What needs to be done
Give again, word for word, the lines below that run from the line with "Emit a Python" through the line with "ax = fig.add_axes([0.3284, 0.131, 0.5637, 0.841])". Drop the pictures.

Figure scripts
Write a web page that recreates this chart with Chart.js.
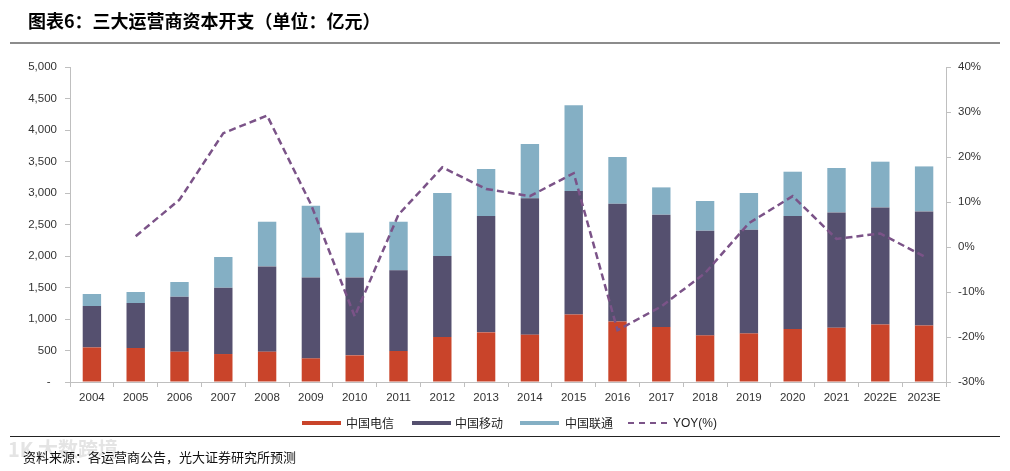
<!DOCTYPE html>
<html>
<head>
<meta charset="utf-8">
<script src="https://cdn.jsdelivr.net/npm/chart.js@4/dist/chart.umd.min.js"></script>
<style>
  html, body { margin:0; padding:0; background:#fff; }
  body { width:1010px; height:471px; position:relative; overflow:hidden; font-family:"Noto Sans CJK SC", "Liberation Sans", sans-serif; }
  #title { position:absolute; left:28px; top:8px; font-size:18px; font-weight:bold; color:#000; line-height:24px; white-space:nowrap; }
  #tline { position:absolute; left:10px; top:42px; width:990px; height:2px; background:#8c8c8c; }
  #bline { position:absolute; left:10px; top:436px; width:990px; height:1px; background:#222; }
  #wrap { position:absolute; left:0; top:0; width:1010px; height:471px; }
  .lg { position:absolute; top:414px; font-size:12px; line-height:18px; color:#222; white-space:nowrap; }
  .sw { position:absolute; top:421px; width:39px; height:4px; }
  #src { position:absolute; left:23px; top:448px; font-size:13px; line-height:18px; color:#111; white-space:nowrap; }
  #wm { position:absolute; left:8px; top:437px; font-size:20px; line-height:24px; color:#e4e4e4; font-weight:bold; white-space:nowrap; }
</style>
</head>
<body>
<div id="wrap"><canvas id="c" width="1010" height="471"></canvas></div>
<div id="title">图表6：三大运营商资本开支（单位：亿元）</div>
<div id="tline"></div>
<div class="sw" style="left:302px;background:#C9442A"></div>
<div class="lg" style="left:346px">中国电信</div>
<div class="sw" style="left:412px;background:#55506F"></div>
<div class="lg" style="left:455px">中国移动</div>
<div class="sw" style="left:520px;background:#84AFC4"></div>
<div class="lg" style="left:565px">中国联通</div>
<div class="sw" style="left:628px;top:422px;height:0;border-top:2px dashed #7B5388;background:none"></div>
<div class="lg" style="left:673px;font-family:'Liberation Sans',sans-serif">YOY(%)</div>
<div id="bline"></div>
<div id="wm">1K 大数跨境</div>
<div id="src">资料来源：各运营商公告，光大证券研究所预测</div>
<script>
const categories = ['2004','2005','2006','2007','2008','2009','2010','2011','2012','2013','2014','2015','2016','2017','2018','2019','2020','2021','2022E','2023E'];
const chinaTelecom = [549, 540, 481, 444, 481, 375, 423, 492, 714, 788, 751, 1073, 962, 873, 740, 771, 841, 862, 914, 898];
const chinaMobile  = [657, 714, 873, 1053, 1354, 1285, 1237, 1280, 1286, 1847, 2164, 1959, 1868, 1783, 1662, 1646, 1794, 1830, 1857, 1810];
const chinaUnicom  = [191, 175, 233, 487, 709, 1138, 710, 772, 1000, 746, 863, 1359, 741, 433, 471, 583, 703, 705, 726, 714];
const yoy = [null, 2.4, 10.5, 25.3, 29.2, 9.5, -15.4, 7.2, 17.7, 12.9, 11.3, 16.4, -18.5, -13.2, -5.8, 5.3, 11.3, 1.8, 3.0, -2.1];
const leftTickLabels = ['-', '500', '1,000', '1,500', '2,000', '2,500', '3,000', '3,500', '4,000', '4,500', '5,000'];
const rightTickLabels = ['-30%', '-20%', '-10%', '0%', '10%', '20%', '30%', '40%'];

const axisColor = '#BFBFBF';
const tickFont = { family: "'Liberation Sans', Arial, sans-serif", size: 11.5 };

new Chart(document.getElementById('c'), {
  data: {
    labels: categories,
    datasets: [
      { type:'line', label:'YOY(%)', data: yoy, yAxisID:'y1', borderColor:'#7B5388', borderWidth:2.5, borderDash:[7,4], pointRadius:0, fill:false, tension:0, order:0 },
      { type:'bar', label:'中国电信', data: chinaTelecom, backgroundColor:'#C9442A', yAxisID:'y', stack:'s', order:1, categoryPercentage:1, barPercentage:0.42 },
      { type:'bar', label:'中国移动', data: chinaMobile, backgroundColor:'#55506F', yAxisID:'y', stack:'s', order:1, categoryPercentage:1, barPercentage:0.42 },
      { type:'bar', label:'中国联通', data: chinaUnicom, backgroundColor:'#84AFC4', yAxisID:'y', stack:'s', order:1, categoryPercentage:1, barPercentage:0.42 }
    ]
  },
  options: {
    responsive:false,
    animation:false,
    devicePixelRatio: 1,
    layout: { padding: { top:67, left:0, right:0, bottom:0 } },
    plugins: { legend:{ display:false }, tooltip:{ enabled:false } },
    scales: {
      x: {
        stacked:true,
        offset:true,
        grid: { display:true, offset:true, drawOnChartArea:false, drawTicks:true, tickLength:5, color:axisColor },
        border: { display:true, color:axisColor, width:1 },
        ticks: { color:'#333', font:tickFont, padding:4, maxRotation:0, autoSkip:false },
        afterFit: s => { s.height = 89; }
      },
      y: {
        stacked:true,
        position:'left',
        min:0, max:5000,
        grid: { display:true, drawOnChartArea:false, drawTicks:true, tickLength:5, color:axisColor },
        border: { display:true, color:axisColor, width:1 },
        ticks: { stepSize:500, color:'#333', font:tickFont, padding:8,
          callback: (v, i) => i === 0 ? leftTickLabels[i] + '  ' : leftTickLabels[i] },
        afterFit: s => { s.width = 70; }
      },
      y1: {
        position:'right',
        min:-30, max:40,
        grid: { display:true, drawOnChartArea:false, drawTicks:true, tickLength:5, color:axisColor },
        border: { display:true, color:axisColor, width:1 },
        ticks: { stepSize:10, color:'#333', font:tickFont, padding:7,
          callback: (v, i) => rightTickLabels[i] },
        afterFit: s => { s.width = 64; }
      }
    }
  }
});
</script>
</body>
</html>
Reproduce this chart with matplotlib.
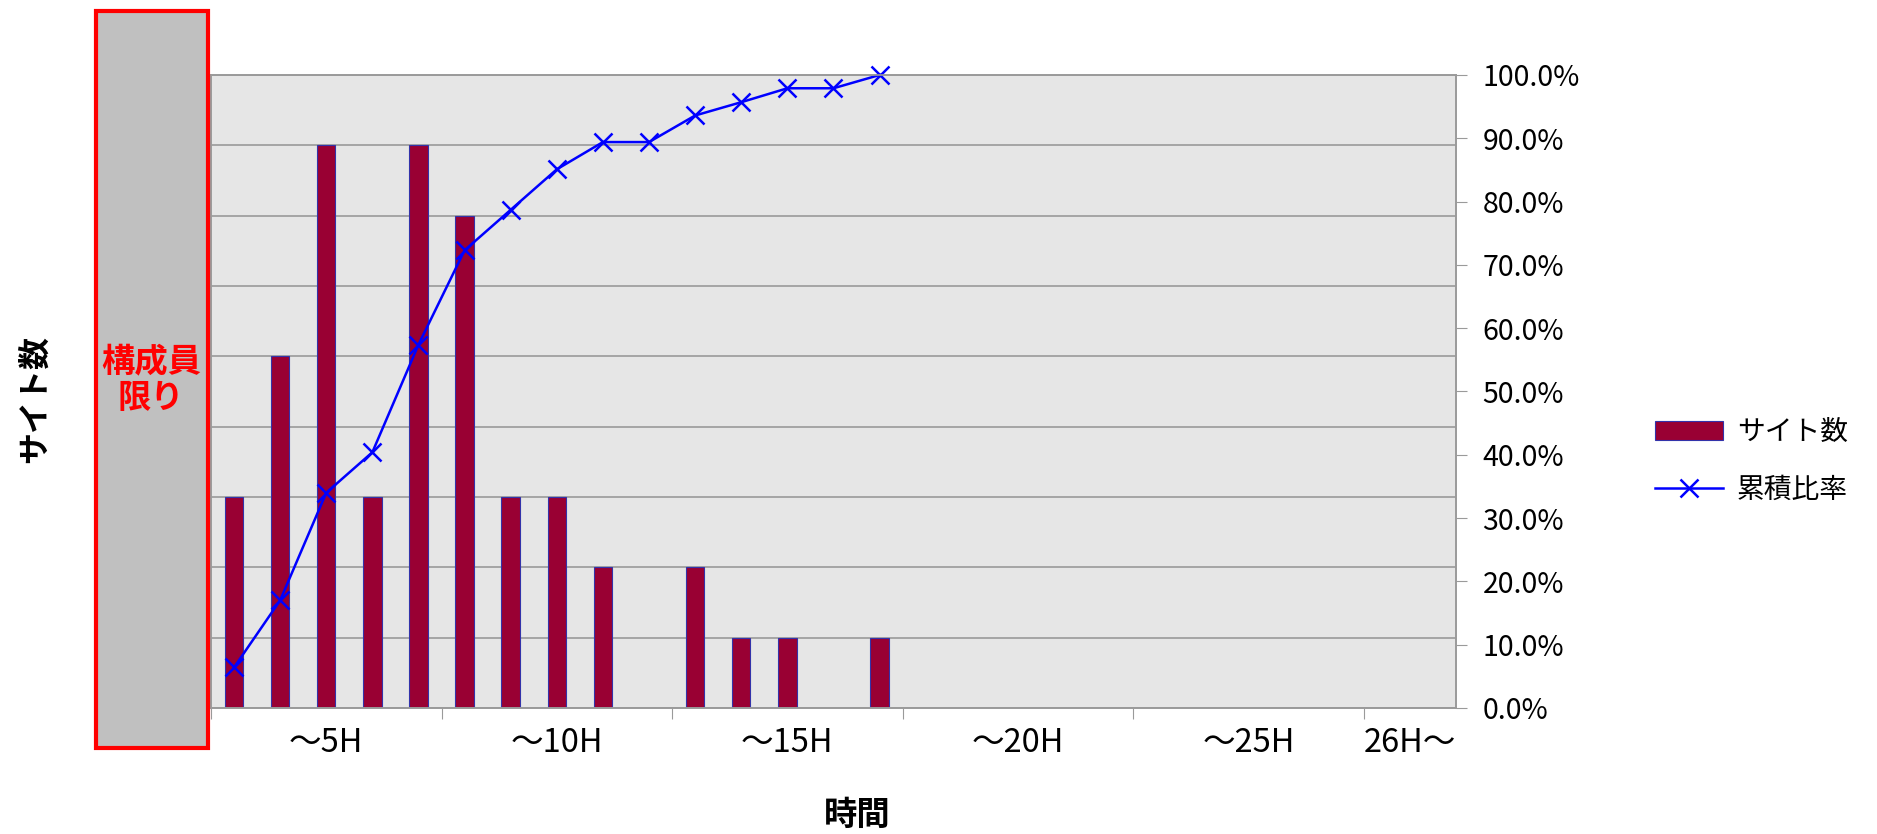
import numpy as np
import matplotlib.pyplot as plt
from matplotlib.patches import Rectangle
from matplotlib.ticker import FixedLocator, PercentFormatter

plt.rcParams['font.family'] = ['Noto Sans CJK JP', 'DejaVu Sans']

# 1時間刻みのカテゴリ (27区分)
hours = list(range(1, 28))
site_counts = [3, 5, 8, 3, 8, 7, 3, 3, 2, 0, 2, 1, 1, 0, 1,
               0, 0, 0, 0, 0, 0, 0, 0, 0, 0, 0, 0]
# 累積比率 (%) はデータのある15区分まで
cum_ratio = [6.4, 17.0, 34.0, 40.4, 57.4, 72.3, 78.7, 85.1, 89.4, 89.4,
             93.6, 95.7, 97.9, 97.9, 100.0]
group_labels = ['～5H', '～10H', '～15H', '～20H', '～25H', '26H～']

fig = plt.figure(figsize=(18.77, 8.34), dpi=100)
ax = fig.add_axes([0.1124, 0.1511, 0.6633, 0.7590])
ax2 = ax.twinx()

x = np.arange(len(hours))
grid_c = '#9a9a9a'

ax.set_facecolor('#E6E6E6')
ax.bar(x, site_counts, width=0.4, color='#990033', edgecolor='#3333AA',
       linewidth=0.8, label='サイト数')
ax.set_xlim(-0.5, len(hours) - 0.5)
ax.set_ylim(0, 9)
ax.set_yticks(range(0, 10))
ax.set_yticklabels([])
ax.yaxis.grid(True, color=grid_c, linewidth=1.2)
ax.set_axisbelow(True)
ax.tick_params(axis='y', direction='out', length=4, color=grid_c)

# 5時間ごとの区切り目盛とグループ名
edges = np.arange(-0.5, len(hours) - 1, 5)
centers = [min(e + 5, len(hours) - 0.5) / 2 + e / 2 for e in edges]
ax.xaxis.set_major_locator(FixedLocator(edges))
ax.xaxis.set_minor_locator(FixedLocator(centers))
ax.set_xticklabels([], minor=False)
ax.set_xticklabels(group_labels, minor=True)
ax.tick_params(axis='x', which='major', direction='out', length=8, color=grid_c)
ax.tick_params(axis='x', which='minor', length=0, pad=14, labelsize=23.5)

ln, = ax2.plot(x[:len(cum_ratio)], np.array(cum_ratio) / 100, color='#0000FF',
               linewidth=1.8, marker='x', markersize=13, markeredgewidth=1.8,
               label='累積比率', clip_on=False)
ax2.set_ylim(0, 1)
ax2.set_yticks(np.arange(0, 1.01, 0.1))
ax2.yaxis.set_major_formatter(PercentFormatter(1.0, decimals=1))
ax2.tick_params(axis='y', direction='out', length=8, color=grid_c, pad=11,
                labelsize=20.5)

for a in (ax, ax2):
    for s in a.spines.values():
        s.set_color(grid_c)
        s.set_linewidth(1.2)

handles = [ax.patches[0], ln]
fig.legend(handles, ['サイト数', '累積比率'], loc='center left',
           bbox_to_anchor=(0.8817, 0.447), frameon=False, fontsize=20,
           borderpad=0, borderaxespad=0, handlelength=2.45, handletextpad=0.5,
           labelspacing=1.0)

fig.text(0.0186, 0.5216, 'サイト数', rotation=90, ha='center', va='center',
         fontsize=23, fontweight='bold')
fig.text(0.4566, 0.0228, '時間', ha='center', va='center',
         fontsize=24, fontweight='bold')

# 左軸を覆う灰色の枠
box = Rectangle((0.0511, 0.1031), 0.0597, 0.8837, transform=fig.transFigure,
                facecolor='#C0C0C0', edgecolor='#FF0000', linewidth=3, zorder=5)
fig.add_artist(box)
fig.text(0.0804, 0.5444, '構成員\n限り', ha='center', va='center', color='#FF0000',
         fontsize=24, fontweight='bold', linespacing=1.15, zorder=6)

fig.savefig('out.png', dpi=100)
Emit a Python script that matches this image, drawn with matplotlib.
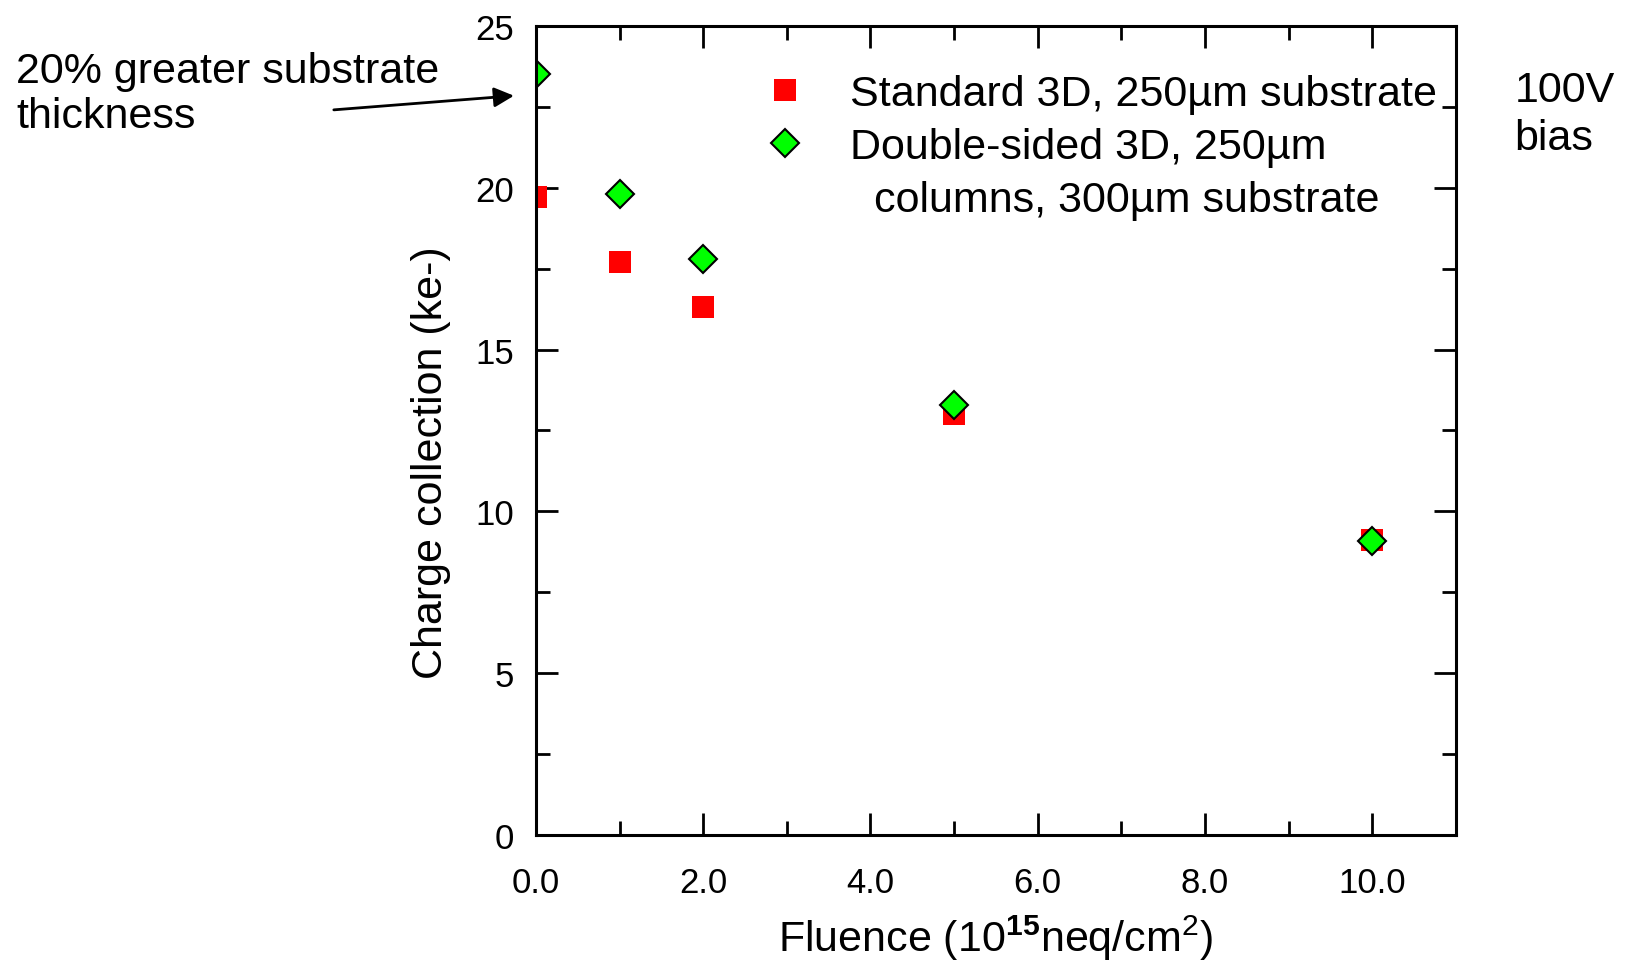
import matplotlib
matplotlib.use("Agg")
import matplotlib.pyplot as plt
from matplotlib.lines import Line2D
from matplotlib.ticker import MultipleLocator, FormatStrFormatter

plt.rcParams['font.family'] = ['Liberation Sans', 'DejaVu Sans']
plt.rcParams['mathtext.fontset'] = 'custom'
plt.rcParams['mathtext.rm'] = 'Liberation Sans'
plt.rcParams['mathtext.bf'] = 'Liberation Sans:bold'

# 数据
fluence = [0, 1, 2, 5, 10]
standard_3d = [19.7, 17.7, 16.3, 13.0, 9.1]
double_sided_3d = [23.5, 19.8, 17.8, 13.3, 9.07]

label_std = "Standard 3D, 250\u00b5m substrate"
label_ds = "Double-sided 3D, 250\u00b5m"
label_ds2 = "  columns, 300\u00b5m substrate"

fig = plt.figure(figsize=(16.32, 9.62), dpi=100)
ax = fig.add_axes([0.3284, 0.131, 0.5637, 0.841])

ax.plot(fluence, standard_3d, linestyle='none', marker='s', markersize=16,
        color='#ff0000', markeredgewidth=0)
ax.plot(fluence, double_sided_3d, linestyle='none', marker='D', markersize=14.5,
        markerfacecolor='#00ff00', markeredgecolor='black', markeredgewidth=1.5)

ax.set_xlim(0, 11)
ax.set_ylim(0, 25)
ax.xaxis.set_major_locator(MultipleLocator(2))
ax.xaxis.set_minor_locator(MultipleLocator(1))
ax.yaxis.set_major_locator(MultipleLocator(5))
ax.yaxis.set_minor_locator(MultipleLocator(2.5))
ax.xaxis.set_major_formatter(FormatStrFormatter('%.1f'))

for s in ax.spines.values():
    s.set_linewidth(2.2)
ax.tick_params(which='both', direction='in', top=True, right=True, width=2)
ax.tick_params(which='major', length=16, labelsize=25)
ax.tick_params(axis='x', which='major', pad=22)
ax.tick_params(axis='y', which='major', pad=16)
ax.tick_params(which='minor', length=10)

ax.set_xlabel("Fluence (10$^{\\mathbf{15}}$neq/cm$^{2}$)", fontsize=31, labelpad=10)
ax.set_ylabel("Charge collection (ke-)", fontsize=31, labelpad=17)
ax.yaxis.label.set_y(0.462)

# 图例
h_std = Line2D([], [], linestyle='none', marker='s', markersize=16,
               color='#ff0000', markeredgewidth=0)
h_ds = Line2D([], [], linestyle='none', marker='D', markersize=14.5,
              markerfacecolor='#00ff00', markeredgecolor='black', markeredgewidth=1.5)
h_blank = Line2D([], [], linestyle='none')
ax.legend([h_std, h_ds, h_blank], [label_std, label_ds, label_ds2],
          loc='upper left', bbox_to_anchor=(0.2145, 0.978), frameon=False,
          fontsize=31, handlelength=1.0, handletextpad=1.0, labelspacing=0.3,
          borderpad=0.2)

fig.text(0.928, 0.8805, "100V\nbias", fontsize=31, ha='left', va='center',
         linespacing=1.25)

# 注释
fig.text(0.01, 0.902, "20% greater substrate\nthickness", fontsize=31,
         ha='left', va='center', linespacing=1.15)
ax.annotate("", xy=(-0.23, 22.85), xytext=(-2.45, 22.4),
            arrowprops=dict(arrowstyle='-|>', color='black', lw=2,
                            mutation_scale=30),
            annotation_clip=False)

fig.savefig("out.png", dpi=100)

Answer to this task
Emit a Python script that matches this image, drawn with matplotlib.
import matplotlib
matplotlib.use("Agg")
import matplotlib.pyplot as plt
from matplotlib.lines import Line2D
from matplotlib.ticker import MultipleLocator, FormatStrFormatter

plt.rcParams['font.family'] = ['Liberation Sans', 'DejaVu Sans']
plt.rcParams['mathtext.fontset'] = 'custom'
plt.rcParams['mathtext.rm'] = 'Liberation Sans'
plt.rcParams['mathtext.bf'] = 'Liberation Sans:bold'

# 数据
fluence = [0, 1, 2, 5, 10]
standard_3d = [19.7, 17.7, 16.3, 13.0, 9.1]
double_sided_3d = [23.5, 19.8, 17.8, 13.3, 9.07]

label_std = "Standard 3D, 250\u00b5m substrate"
label_ds = "Double-sided 3D, 250\u00b5m"
label_ds2 = "  columns, 300\u00b5m substrate"

fig = plt.figure(figsize=(16.32, 9.62), dpi=100)
ax = fig.add_axes([0.3284, 0.131, 0.5637, 0.841])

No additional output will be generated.